[WORK REQUIRED]: Will you repeat only the lines from the one with "Give me the matplotlib source for this chart." through the one with "ax.yaxis.set_minor_locator(MultipleLocator(1))", both included, leaving every picture out?

(A block of data)
.....

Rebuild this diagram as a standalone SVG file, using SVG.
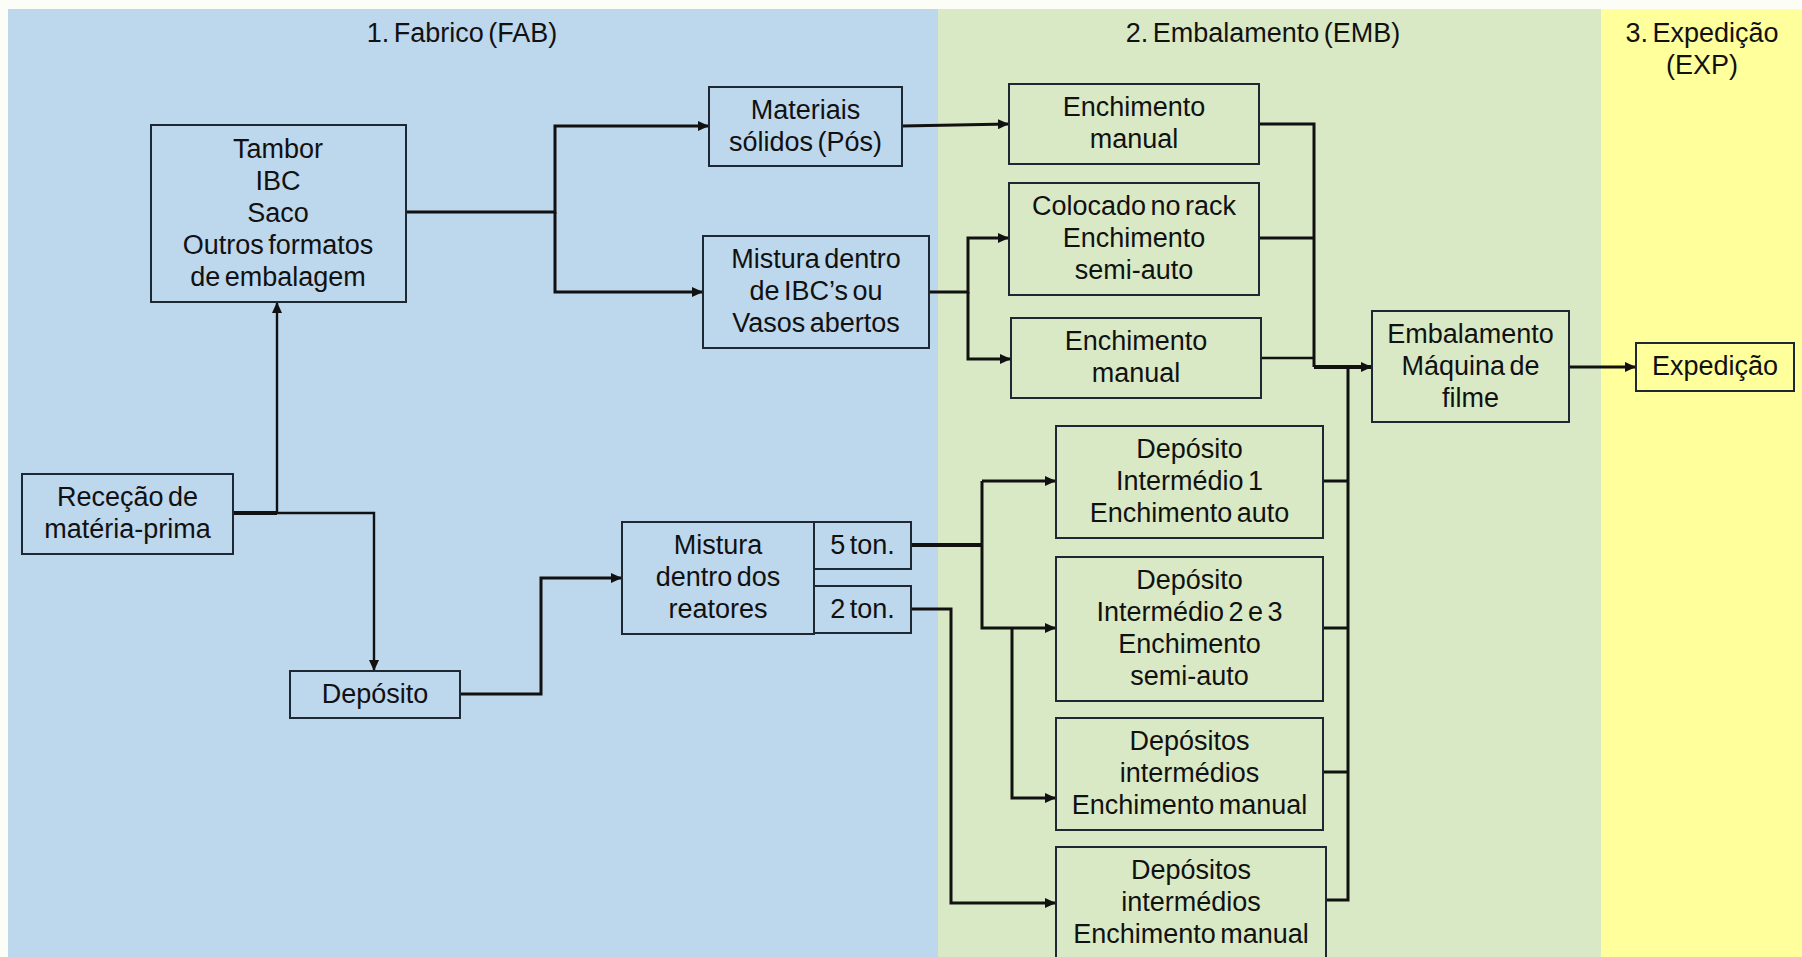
<svg xmlns="http://www.w3.org/2000/svg" width="1802" height="957" viewBox="0 0 1802 957">
  <style>
    .t { font-family: "Liberation Sans", Arial, sans-serif; font-size: 27px; fill: #111; text-anchor: middle; word-spacing: -3px; }
    .box { fill: none; stroke: #1e2833; stroke-width: 2; }
    .wire { fill: none; stroke: #111; stroke-width: 3; stroke-linejoin: miter; stroke-linecap: butt; }
    .thin { stroke-width: 2.4; }
    .bold { stroke-width: 3.8; }
    .arr { marker-end: url(#head); }
  </style>
  <defs>
    <marker id="head" markerUnits="userSpaceOnUse" markerWidth="11" markerHeight="10" refX="11" refY="5" orient="auto">
      <path d="M0,0 L11,5 L0,10 z" fill="#111"/>
    </marker>
  </defs>

  <!-- page and stage bands -->
  <rect x="0" y="0" width="1802" height="957" fill="#fdfdf8"/>
  <rect x="8" y="9" width="930" height="948" fill="#bdd7ed"/>
  <rect x="938" y="9" width="663" height="948" fill="#d9e9c5"/>
  <rect x="1601" y="9" width="201" height="948" fill="#ffff9c"/>

  <g id="stage-titles">
    <text class="t" x="462" y="42">1. Fabrico (FAB)</text>
    <text class="t" x="1263" y="42">2. Embalamento (EMB)</text>
    <text class="t" x="1702" y="42">3. Expedição</text>
    <text class="t" x="1702" y="74">(EXP)</text>
  </g>

  <!-- connectors -->
  <g id="connectors">
    <path class="wire bold" d="M233,513 H277"/>
    <path class="wire thin arr" d="M277,513 V302"/>
    <path class="wire thin arr" d="M277,513 H374 V671"/>
    <path class="wire arr" d="M460,694 H541 V578 H622"/>
    <path class="wire arr" d="M405,212 H555 V126 H709"/>
    <path class="wire arr" d="M555,212 V292 H703"/>
    <path class="wire arr" d="M902,126 L1009,124"/>
    <path class="wire arr" d="M929,292 H968 V238 H1009"/>
    <path class="wire arr" d="M968,292 V359 H1011"/>
    <path class="wire" d="M1259,124 H1314 V367"/>
    <path class="wire" d="M1259,238 H1314"/>
    <path class="wire thin" d="M1261,358 H1314"/>
    <path class="wire bold arr" d="M1314,367 H1372"/>
    <path class="wire" d="M1348,367 V900 H1326"/>
    <path class="wire" d="M1323,481 H1348"/>
    <path class="wire" d="M1323,628 H1348"/>
    <path class="wire" d="M1323,772 H1348"/>
    <path class="wire arr" d="M1569,367 H1636"/>
    <path class="wire bold" d="M911,545 H982"/>
    <path class="wire arr" d="M982,481 V628 H1056"/>
    <path class="wire arr" d="M982,481 H1056"/>
    <path class="wire arr" d="M1012,628 V798 H1056"/>
    <path class="wire arr" d="M911,609 H951 V903 H1056"/>
  </g>

  <!-- Fabrico -->
  <g id="n-tambor">
    <rect class="box" x="151" y="125" width="255" height="177"/>
    <text class="t" x="278" y="157.5">Tambor</text>
    <text class="t" x="278" y="189.5">IBC</text>
    <text class="t" x="278" y="221.5">Saco</text>
    <text class="t" x="278" y="253.5">Outros formatos</text>
    <text class="t" x="278" y="285.5">de embalagem</text>
  </g>
  <g id="n-materiais">
    <rect class="box" x="709" y="87" width="193" height="79"/>
    <text class="t" x="805.5" y="118.5">Materiais</text>
    <text class="t" x="805.5" y="150.5">sólidos (Pós)</text>
  </g>
  <g id="n-mistura-ibc">
    <rect class="box" x="703" y="236" width="226" height="112"/>
    <text class="t" x="816" y="268">Mistura dentro</text>
    <text class="t" x="816" y="300">de IBC’s ou</text>
    <text class="t" x="816" y="332">Vasos abertos</text>
  </g>
  <g id="n-rececao">
    <rect class="box" x="22" y="474" width="211" height="80"/>
    <text class="t" x="127.5" y="506">Receção de</text>
    <text class="t" x="127.5" y="538">matéria-prima</text>
  </g>
  <g id="n-deposito">
    <rect class="box" x="290" y="671" width="170" height="47"/>
    <text class="t" x="375" y="703">Depósito</text>
  </g>
  <g id="n-mistura-reatores">
    <rect class="box" x="622" y="522" width="192" height="112"/>
    <text class="t" x="718" y="554">Mistura</text>
    <text class="t" x="718" y="586">dentro dos</text>
    <text class="t" x="718" y="618">reatores</text>
  </g>
  <g id="n-5ton">
    <rect class="box" x="814" y="522" width="97" height="47"/>
    <text class="t" x="862.5" y="554">5 ton.</text>
  </g>
  <g id="n-2ton">
    <rect class="box" x="814" y="586" width="97" height="47"/>
    <text class="t" x="862.5" y="618">2 ton.</text>
  </g>

  <!-- Embalamento -->
  <g id="n-enchimento-manual-1">
    <rect class="box" x="1009" y="84" width="250" height="80"/>
    <text class="t" x="1134" y="116">Enchimento</text>
    <text class="t" x="1134" y="148">manual</text>
  </g>
  <g id="n-colocado-rack">
    <rect class="box" x="1009" y="183" width="250" height="112"/>
    <text class="t" x="1134" y="215">Colocado no rack</text>
    <text class="t" x="1134" y="247">Enchimento</text>
    <text class="t" x="1134" y="279">semi-auto</text>
  </g>
  <g id="n-enchimento-manual-2">
    <rect class="box" x="1011" y="318" width="250" height="80"/>
    <text class="t" x="1136" y="350">Enchimento</text>
    <text class="t" x="1136" y="382">manual</text>
  </g>
  <g id="n-embalamento">
    <rect class="box" x="1372" y="311" width="197" height="111"/>
    <text class="t" x="1470.5" y="342.5">Embalamento</text>
    <text class="t" x="1470.5" y="374.5">Máquina de</text>
    <text class="t" x="1470.5" y="406.5">filme</text>
  </g>
  <g id="n-deposito-int-1">
    <rect class="box" x="1056" y="426" width="267" height="112"/>
    <text class="t" x="1189.5" y="458">Depósito</text>
    <text class="t" x="1189.5" y="490">Intermédio 1</text>
    <text class="t" x="1189.5" y="522">Enchimento auto</text>
  </g>
  <g id="n-deposito-int-23">
    <rect class="box" x="1056" y="557" width="267" height="144"/>
    <text class="t" x="1189.5" y="589">Depósito</text>
    <text class="t" x="1189.5" y="621">Intermédio 2 e 3</text>
    <text class="t" x="1189.5" y="653">Enchimento</text>
    <text class="t" x="1189.5" y="685">semi-auto</text>
  </g>
  <g id="n-depositos-int-a">
    <rect class="box" x="1056" y="718" width="267" height="112"/>
    <text class="t" x="1189.5" y="750">Depósitos</text>
    <text class="t" x="1189.5" y="782">intermédios</text>
    <text class="t" x="1189.5" y="814">Enchimento manual</text>
  </g>
  <g id="n-depositos-int-b">
    <rect class="box" x="1056" y="847" width="270" height="112"/>
    <text class="t" x="1191" y="879">Depósitos</text>
    <text class="t" x="1191" y="911">intermédios</text>
    <text class="t" x="1191" y="943">Enchimento manual</text>
  </g>

  <!-- Expedição -->
  <g id="n-expedicao">
    <rect class="box" x="1636" y="343" width="158" height="48"/>
    <text class="t" x="1715" y="375">Expedição</text>
  </g>
</svg>
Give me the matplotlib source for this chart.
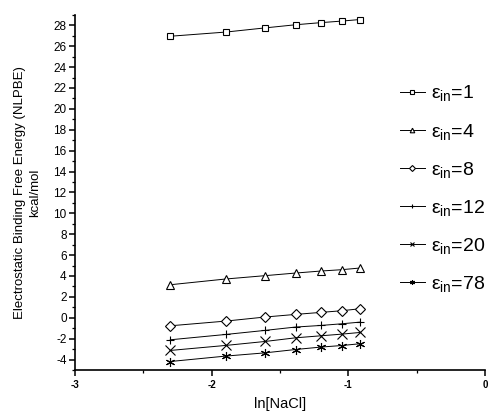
import matplotlib
matplotlib.use("Agg")
import matplotlib.pyplot as plt
from matplotlib.ticker import MultipleLocator

plt.rcParams["font.family"] = ["Liberation Sans", "DejaVu Sans"]
plt.rcParams["mathtext.fontset"] = "custom"
plt.rcParams["mathtext.rm"] = "Liberation Sans"
plt.rcParams["mathtext.it"] = "Liberation Sans"
plt.rcParams["axes.unicode_minus"] = False

# ln[NaCl] fuer 0.1 ... 0.4 M
ln_nacl = [-2.303, -1.897, -1.609, -1.386, -1.204, -1.050, -0.916]

eps_1 = [26.95, 27.35, 27.75, 28.05, 28.25, 28.40, 28.55]
eps_4 = [3.16, 3.71, 4.03, 4.28, 4.47, 4.60, 4.76]
eps_8 = [-0.77, -0.32, 0.07, 0.32, 0.51, 0.67, 0.86]
eps_12 = [-2.11, -1.60, -1.21, -0.89, -0.74, -0.58, -0.42]
eps_20 = [-3.13, -2.65, -2.27, -1.92, -1.73, -1.57, -1.41]
eps_78 = [-4.19, -3.67, -3.36, -3.04, -2.81, -2.66, -2.49]

labels = ["1", "4", "8", "12", "20", "78"]
series = [eps_1, eps_4, eps_8, eps_12, eps_20, eps_78]
markers = ["s", "^", "D", "+", "x", (6, 2, 0)]
sizes = [4.5, 6, 5.5, 6, 6.5, 6.5]

fig = plt.figure(figsize=(4.9, 4.12), dpi=100)
ax = fig.add_axes([0.153, 0.102, 0.837, 0.862])

for vals, lab, m, s in zip(series, labels, markers, sizes):
    ax.plot(ln_nacl, vals, color="black", linewidth=0.7, marker=m,
            markersize=s, markerfacecolor="white", markeredgecolor="black",
            markeredgewidth=0.8, label=r"$\mathrm{\varepsilon_{in}}$=" + lab)

ax.set_xlim(-3, 0)
ax.set_ylim(-5, 29)
ax.xaxis.set_major_locator(MultipleLocator(1))
ax.xaxis.set_minor_locator(MultipleLocator(0.5))
ax.set_yticks(range(-4, 29, 2))
ax.yaxis.set_minor_locator(MultipleLocator(1))

for side in ["top", "right"]:
    ax.spines[side].set_visible(False)
ax.spines["left"].set_linewidth(1.2)
ax.spines["bottom"].set_linewidth(1.2)
ax.tick_params(which="major", direction="out", length=4, width=1.1)
ax.tick_params(which="minor", direction="out", length=2, width=0.9)
ax.tick_params(axis="y", labelsize=8.5, pad=2)
ax.tick_params(axis="x", labelsize=7)
for t in ax.get_xticklabels():
    t.set_fontweight("bold")

ax.set_xlabel("ln[NaCl]", fontsize=10.5, labelpad=5)
ax.set_ylabel("Electrostatic Binding Free Energy (NLPBE)\nkcal/mol",
              fontsize=9.5, labelpad=9, linespacing=1.35)

fig.legend(loc="upper left", bbox_to_anchor=(0.78, 0.84), frameon=False,
           fontsize=14, handlelength=1.3, handletextpad=0.3,
           labelspacing=0.93, markerscale=0.55)

fig.savefig("out.png", dpi=100)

.....

[RESPONSE]:
Give me the matplotlib source for this chart.
import matplotlib
matplotlib.use("Agg")
import matplotlib.pyplot as plt
from matplotlib.ticker import MultipleLocator

plt.rcParams["font.family"] = ["Liberation Sans", "DejaVu Sans"]
plt.rcParams["mathtext.fontset"] = "custom"
plt.rcParams["mathtext.rm"] = "Liberation Sans"
plt.rcParams["mathtext.it"] = "Liberation Sans"
plt.rcParams["axes.unicode_minus"] = False

# ln[NaCl] fuer 0.1 ... 0.4 M
ln_nacl = [-2.303, -1.897, -1.609, -1.386, -1.204, -1.050, -0.916]

eps_1 = [26.95, 27.35, 27.75, 28.05, 28.25, 28.40, 28.55]
eps_4 = [3.16, 3.71, 4.03, 4.28, 4.47, 4.60, 4.76]
eps_8 = [-0.77, -0.32, 0.07, 0.32, 0.51, 0.67, 0.86]
eps_12 = [-2.11, -1.60, -1.21, -0.89, -0.74, -0.58, -0.42]
eps_20 = [-3.13, -2.65, -2.27, -1.92, -1.73, -1.57, -1.41]
eps_78 = [-4.19, -3.67, -3.36, -3.04, -2.81, -2.66, -2.49]

labels = ["1", "4", "8", "12", "20", "78"]
series = [eps_1, eps_4, eps_8, eps_12, eps_20, eps_78]
markers = ["s", "^", "D", "+", "x", (6, 2, 0)]
sizes = [4.5, 6, 5.5, 6, 6.5, 6.5]

fig = plt.figure(figsize=(4.9, 4.12), dpi=100)
ax = fig.add_axes([0.153, 0.102, 0.837, 0.862])

for vals, lab, m, s in zip(series, labels, markers, sizes):
    ax.plot(ln_nacl, vals, color="black", linewidth=0.7, marker=m,
            markersize=s, markerfacecolor="white", markeredgecolor="black",
            markeredgewidth=0.8, label=r"$\mathrm{\varepsilon_{in}}$=" + lab)

ax.set_xlim(-3, 0)
ax.set_ylim(-5, 29)
ax.xaxis.set_major_locator(MultipleLocator(1))
ax.xaxis.set_minor_locator(MultipleLocator(0.5))
ax.set_yticks(range(-4, 29, 2))
ax.yaxis.set_minor_locator(MultipleLocator(1))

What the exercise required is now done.